End-to-End Trust -- The next big thing or fiddling while Rome burns?

At RSA Microsoft (with great fanfare) introduced the notion of "end-to-end trust" featuring a White Paper by Scott Charney, VP Trustworthy Computing, and featured in Craig Mundie's keynote, shown here in dialog with Chris Leach, Affiliated Computer Services' CISO. The paper and the topic are thoughtful and meaningful, but the tenor of the paper is very academic and not at all prescriptive. My MS friends explained that there is still a good deal of remembered pain from Hailstorm, Microsoft's web authentication effort from some years ago which was too prescriptive. Trying to resolve this tension I went around and polled some wise men in security on whether they thought we were winning the war (making the Internet safer) and sadly few feel very optimistic. In the past Microsoft has been a real industry leader in trying to drive collective change. Maybe it's just that Mundie isn't very comfortable wearing the shoes he inherited from Gates. With no blame meant toward Microsoft (they're still out in front of the pack in leadership) it sort of feels like the bad old days of Spam "control" -- Fiddling while Rome burns. I wonder if the bad guys buy analyst services.
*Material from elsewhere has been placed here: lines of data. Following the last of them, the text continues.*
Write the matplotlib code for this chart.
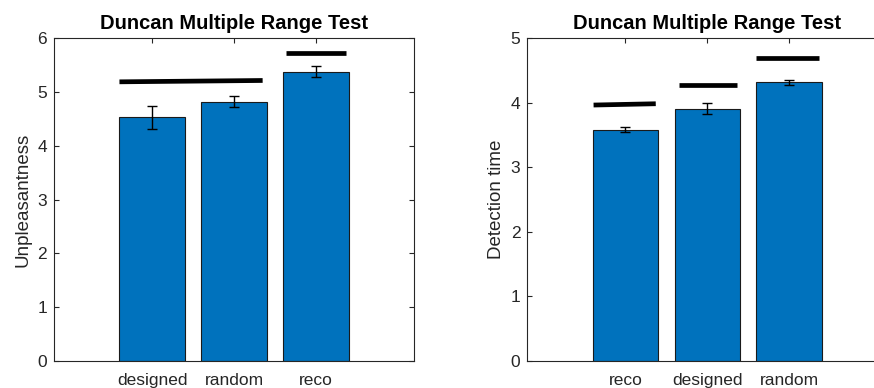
import matplotlib
matplotlib.use("Agg")
import matplotlib.pyplot as plt
import numpy as np

plt.rcParams['font.family'] = ['Liberation Sans', 'DejaVu Sans']

# Left panel data
cats_left = ["designed", "random", "reco"]
vals_left = [4.53, 4.82, 5.38]
err_left = [0.21, 0.105, 0.10]
# Duncan group lines: (x_start, x_end, y_start, y_end)
groups_left = [(0.60, 2.35, 5.19, 5.215), (2.63, 3.37, 5.72, 5.72)]

# Right panel data
cats_right = ["reco", "designed", "random"]
vals_right = [3.58, 3.91, 4.32]
err_right = [0.04, 0.085, 0.04]
groups_right = [(0.61, 1.37, 3.965, 3.985), (1.65, 2.36, 4.27, 4.27), (2.60, 3.36, 4.70, 4.70)]

BAR = '#0072BD'
AX = '#262626'

fig = plt.figure(figsize=(8.74, 3.88), dpi=100)

def panel(rect, cats, vals, errs, groups, ymax, ylabel):
    ax = fig.add_axes(rect)
    x = np.arange(1, len(cats) + 1)
    ax.bar(x, vals, width=0.8, color=BAR, edgecolor='#1a1a1a', linewidth=0.8, zorder=2)
    ax.errorbar(x, vals, yerr=errs, fmt='none', ecolor='black', elinewidth=1.0,
                capsize=3.3, capthick=1.0, zorder=3)
    for (x0, x1, y0, y1) in groups:
        ax.plot([x0, x1], [y0, y1], color='black', linewidth=3.4,
                solid_capstyle='butt', zorder=4)
    ax.set_xlim(-0.2, 4.2)
    ax.set_ylim(0, ymax)
    ax.set_xticks(x)
    ax.set_xticklabels(cats)
    ax.set_yticks(np.arange(0, ymax + 1))
    ax.tick_params(direction='in', top=True, right=True, length=3.5, width=0.8,
                   color=AX, labelcolor=AX, labelsize=12.5, pad=5)
    ax.tick_params(axis='x', pad=8.5)
    for s in ax.spines.values():
        s.set_color(AX)
        s.set_linewidth(0.8)
    ax.set_ylabel(ylabel, fontsize=13.5, color=AX, labelpad=4)
    ax.set_title("Duncan Multiple Range Test", fontsize=14.5, fontweight='bold', pad=7)
    return ax

panel([54/874, 27.3/388, 360/874, 322.4/388], cats_left, vals_left, err_left, groups_left, 6, "Unpleasantness")
panel([527.3/874, 27.3/388, 360/874, 322.4/388], cats_right, vals_right, err_right, groups_right, 5, "Detection time")

fig.savefig("out.png", dpi=100)
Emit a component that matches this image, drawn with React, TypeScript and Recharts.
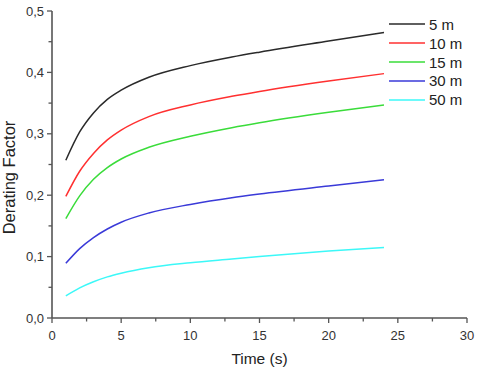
import React from 'react';
import { LineChart, Line, XAxis, YAxis } from 'recharts';

const times = [1, 2, 3, 4, 5, 7, 10, 13, 15, 20, 24];
const s5 = [0.257, 0.303, 0.334, 0.356, 0.371, 0.392, 0.411, 0.425, 0.433, 0.451, 0.465];
const s10 = [0.198, 0.239, 0.268, 0.290, 0.306, 0.328, 0.347, 0.361, 0.369, 0.386, 0.398];
const s15 = [0.162, 0.199, 0.226, 0.245, 0.259, 0.278, 0.296, 0.310, 0.318, 0.335, 0.347];
const s30 = [0.089, 0.113, 0.131, 0.145, 0.156, 0.171, 0.185, 0.196, 0.202, 0.215, 0.225];
const s50 = [0.036, 0.049, 0.059, 0.067, 0.073, 0.082, 0.090, 0.096, 0.100, 0.109, 0.115];

const seriesNames = ['5 m', '10 m', '15 m', '30 m', '50 m'];
const seriesKeys = ['s5', 's10', 's15', 's30', 's50'];
const seriesValues = [s5, s10, s15, s30, s50];
const seriesColors = ['#2a2a2a', '#ff3030', '#3adc3a', '#3a3ad8', '#3cf8f8'];

const xTicks = [0, 2.5, 5, 7.5, 10, 12.5, 15, 17.5, 20, 22.5, 25, 27.5, 30];
const yTicks = [0, 0.05, 0.1, 0.15, 0.2, 0.25, 0.3, 0.35, 0.4, 0.45, 0.5];

const data = times.map((t, i) => {
  const row: any = { t };
  seriesKeys.forEach((k, j) => {
    row[k] = seriesValues[j][i];
  });
  return row;
});

const AXIS = '#555555';
const FONT = '"Liberation Sans", Arial, sans-serif';

const XTick = (props: any) => {
  const { x, y, payload } = props;
  const v = payload.value;
  const major = v % 5 === 0;
  return (
    <g>
      <line x1={x} y1={y} x2={x} y2={y + (major ? 5 : 3.5)} stroke={AXIS} strokeWidth={1.3} />
      {major && (
        <text x={x} y={y + 17} textAnchor="middle" dominantBaseline="central" fontSize={13} fill="#333" fontFamily={FONT}>
          {v}
        </text>
      )}
    </g>
  );
};

const YTick = (props: any) => {
  const { x, y, payload } = props;
  const v = payload.value;
  const major = Math.round(v * 100) % 10 === 0;
  return (
    <g>
      <line x1={x} y1={y} x2={x - (major ? 5 : 3.5)} y2={y} stroke={AXIS} strokeWidth={1.3} />
      {major && (
        <text x={x - 8} y={y} textAnchor="end" dominantBaseline="central" fontSize={13} fill="#333" fontFamily={FONT}>
          {v.toFixed(1).replace('.', ',')}
        </text>
      )}
    </g>
  );
};

const XLabel = (props: any) => {
  const vb = props.viewBox || { x: 52, y: 318, width: 415, height: 52 };
  return (
    <text x={vb.x + vb.width / 2} y={vb.y + 40} textAnchor="middle" dominantBaseline="central" fontSize={15.5} fill="#222" fontFamily={FONT}>
      Time (s)
    </text>
  );
};

const YLabel = (props: any) => {
  const vb = props.viewBox || { x: 0, y: 11, width: 52, height: 307 };
  const cx = vb.x + 9;
  const cy = vb.y + vb.height / 2 + 13;
  return (
    <text x={cx} y={cy} transform={`rotate(-90 ${cx} ${cy})`} textAnchor="middle" dominantBaseline="central" fontSize={16.5} fill="#222" fontFamily={FONT}>
      Derating Factor
    </text>
  );
};

export default function App() {
  return (
    <div style={{ position: 'absolute', left: 0, top: 0, width: 480, height: 370, background: '#fff' }}>
      <LineChart width={480} height={370} data={data} margin={{ top: 11, right: 13, left: 0, bottom: 0 }}>
        <XAxis
          dataKey="t"
          type="number"
          domain={[0, 30]}
          ticks={xTicks}
          interval={0}
          tickSize={0}
          tickMargin={0}
          tickLine={false}
          tick={<XTick />}
          height={52}
          axisLine={{ stroke: AXIS, strokeWidth: 1.6 }}
          label={<XLabel />}
        />
        <XAxis
          xAxisId="top"
          orientation="top"
          dataKey="t"
          type="number"
          domain={[0, 30]}
          tick={false}
          tickLine={false}
          height={0}
          axisLine={{ stroke: AXIS, strokeWidth: 1.6 }}
        />
        <YAxis
          type="number"
          domain={[0, 0.5]}
          ticks={yTicks}
          interval={0}
          tickSize={0}
          tickMargin={0}
          tickLine={false}
          tick={<YTick />}
          width={52}
          axisLine={{ stroke: AXIS, strokeWidth: 1.6 }}
          label={<YLabel />}
        />
        <YAxis
          yAxisId="right"
          orientation="right"
          type="number"
          domain={[0, 0.5]}
          tick={false}
          tickLine={false}
          width={0}
          axisLine={{ stroke: AXIS, strokeWidth: 1.6 }}
        />
        {seriesKeys.map((k, j) => (
          <Line
            key={k}
            dataKey={k}
            name={seriesNames[j]}
            type="monotone"
            stroke={seriesColors[j]}
            strokeWidth={1.5}
            dot={false}
            isAnimationActive={false}
          />
        ))}
      </LineChart>
      <div style={{ position: 'absolute', left: 389, top: 15, fontFamily: FONT, fontSize: 15, color: '#222' }}>
        {seriesNames.map((n, j) => (
          <div key={n} style={{ display: 'flex', alignItems: 'center', height: 18.8 }}>
            <svg width={37} height={4} style={{ display: 'block' }}>
              <line x1={0} y1={2} x2={36} y2={2} stroke={seriesColors[j]} strokeWidth={1.5} />
            </svg>
            <span style={{ marginLeft: 3, lineHeight: '19px' }}>{n}</span>
          </div>
        ))}
      </div>
    </div>
  );
}
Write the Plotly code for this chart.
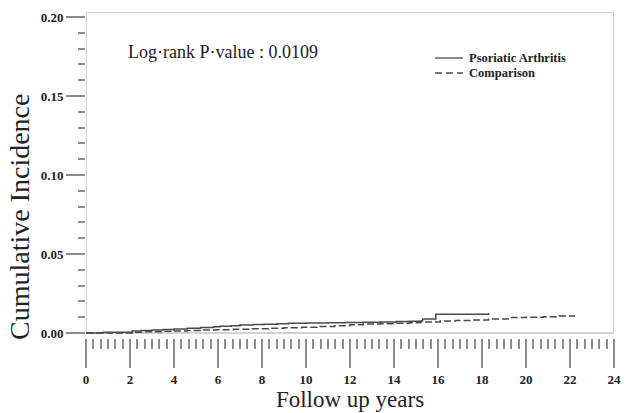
import plotly.graph_objects as go

# ---- data ----
psa_years = [0, 0.8, 2.1, 2.5, 3.0, 3.5, 4.0, 4.6, 5.2, 5.8, 6.1, 6.6, 7.0, 7.6, 8.1, 8.7,
             9.2, 10.0, 11.0, 11.8, 12.6, 13.4, 14.1, 14.7, 15.2, 15.3, 15.9, 18.3]
psa_ci = [0, 0.0005, 0.0013, 0.0016, 0.0019, 0.0022, 0.0025, 0.0030, 0.0034, 0.0039, 0.0042,
          0.0046, 0.0050, 0.0053, 0.0055, 0.0058, 0.0061, 0.0063, 0.0065, 0.0066, 0.0068,
          0.0070, 0.0072, 0.0074, 0.0076, 0.0089, 0.0118, 0.0126]

cmp_years = [0, 2.2, 2.6, 3.0, 3.5, 4.0, 4.6, 5.2, 5.9, 6.7, 7.5, 8.3, 9.0, 9.8, 10.5, 11.3,
             12.0, 12.6, 13.4, 14.1, 14.7, 15.2, 16.1, 16.8, 17.5, 18.3, 19.3, 20.0, 20.8,
             21.5, 22.2]
cmp_ci = [0, 0.0005, 0.0007, 0.0008, 0.0010, 0.0013, 0.0016, 0.0019, 0.0021, 0.0023, 0.0027,
          0.0030, 0.0033, 0.0036, 0.0041, 0.0046, 0.0052, 0.0057, 0.0059, 0.0061, 0.0065,
          0.0070, 0.0076, 0.0079, 0.0082, 0.0089, 0.0097, 0.0100, 0.0103, 0.0108, 0.0112]

series_names = ["Psoriatic Arthritis", "Comparison"]
x_ticks = list(range(0, 25, 2))
y_ticks = [0.00, 0.05, 0.10, 0.15, 0.20]
annotation_text = "Log·rank P·value : 0.0109"

SERIF = "Liberation Serif"
LINE = "#4a4a4a"
GRID = "#8c8c8c"
FRAME = "#c4c4c4"
TXT = "#222"

# plot area in screen pixels: left 86, right 614, top 12, bottom 338
PW, PH = 528.0, 326.0
def px(xp):
    return (xp - 86) / PW
def py(yp):
    return (338 - yp) / PH

fig = go.Figure()
fig.add_trace(go.Scatter(x=psa_years, y=psa_ci, mode="lines", line_shape="hv",
                         name=series_names[0], line=dict(color=LINE, width=1.5)))
fig.add_trace(go.Scatter(x=cmp_years, y=cmp_ci, mode="lines", line_shape="hv",
                         name=series_names[1], line=dict(color=LINE, width=1.5, dash="7px,3px")))

y_top = 0.2032
fig.add_shape(type="rect", xref="x", yref="y", x0=0, x1=24, y0=0, y1=y_top,
              line=dict(color=FRAME, width=1.5), layer="below")

# manual legend
legend_rows = [(58, "solid"), (73, "7px,4px")]
for (yy, dash), name in zip(legend_rows, series_names):
    fig.add_shape(type="line", xref="paper", yref="paper",
                  x0=px(435), x1=px(463), y0=py(yy), y1=py(yy),
                  line=dict(color=LINE, width=1.3, dash=dash))
    fig.add_annotation(text=name, xref="paper", yref="paper", x=px(467), y=py(yy),
                       xanchor="left", yanchor="middle", showarrow=False,
                       font=dict(family=SERIF, size=12.5, color=TXT, weight="bold"))

fig.add_annotation(text="Cumulative Incidence", xref="paper", yref="paper",
                   x=px(20), y=py(217), xanchor="center", yanchor="middle",
                   textangle=-90, showarrow=False,
                   font=dict(family=SERIF, size=28, color=TXT))
fig.add_annotation(text=annotation_text, xref="paper", yref="paper",
                   x=px(126), y=py(52), xanchor="left", yanchor="middle", showarrow=False,
                   font=dict(family=SERIF, size=18, color=TXT))

fig.update_layout(
    width=633, height=413,
    margin=dict(l=86, r=19, t=12, b=75, autoexpand=False),
    paper_bgcolor="white", plot_bgcolor="white",
    showlegend=False,
    hovermode=False,
    xaxis=dict(range=[0, 24], tickvals=x_ticks, showgrid=False, zeroline=False,
               showline=False, ticks="outside", ticklen=29, tickwidth=1.5, tickcolor=GRID,
               automargin=False,
               tickfont=dict(family=SERIF, size=13, color=TXT, weight="bold"),
               minor=dict(dtick=1/3, tick0=0, ticks="outside", ticklen=10, tickwidth=1.5,
                          tickcolor=GRID, showgrid=False),
               title=dict(text="Follow up years", standoff=4,
                          font=dict(family=SERIF, size=23, color=TXT))),
    yaxis=dict(range=[-0.0032, y_top], tickvals=y_ticks, tickformat=".2f",
               showgrid=False, zeroline=False, showline=False, automargin=False,
               ticks="outside", ticklen=19, tickwidth=1.5, tickcolor=GRID,
               tickfont=dict(family=SERIF, size=13, color=TXT, weight="bold"),
               minor=dict(dtick=0.01, tick0=0, ticks="outside", ticklen=7, tickwidth=1.5,
                          tickcolor=GRID, showgrid=False)),
)

fig.write_html("out.html", config={"displayModeBar": False},
               post_script="document.body.style.margin='0';document.body.style.overflow='hidden';")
Malcolm Gladwell Blinks at RSA

Malcolm Gladwell Blinks at RSA: Malcolm Gladwell (who I must confess is probably my favorite author) was one of the paid keynote speakers and gave a really excellent 45 minute talk more or less on the subject of his most recent book Blink! Whether or not you've read the book I really recommend the movie (in this case the keynote replay available from the RSA website). The book and the talk are all about how humans make good decisions (contrary one might say about the McKinsey consulting approach) and how important this problem is now that we are swamped with information to deal with (it turns out less is more). And Gladwell is very entertaining to boot.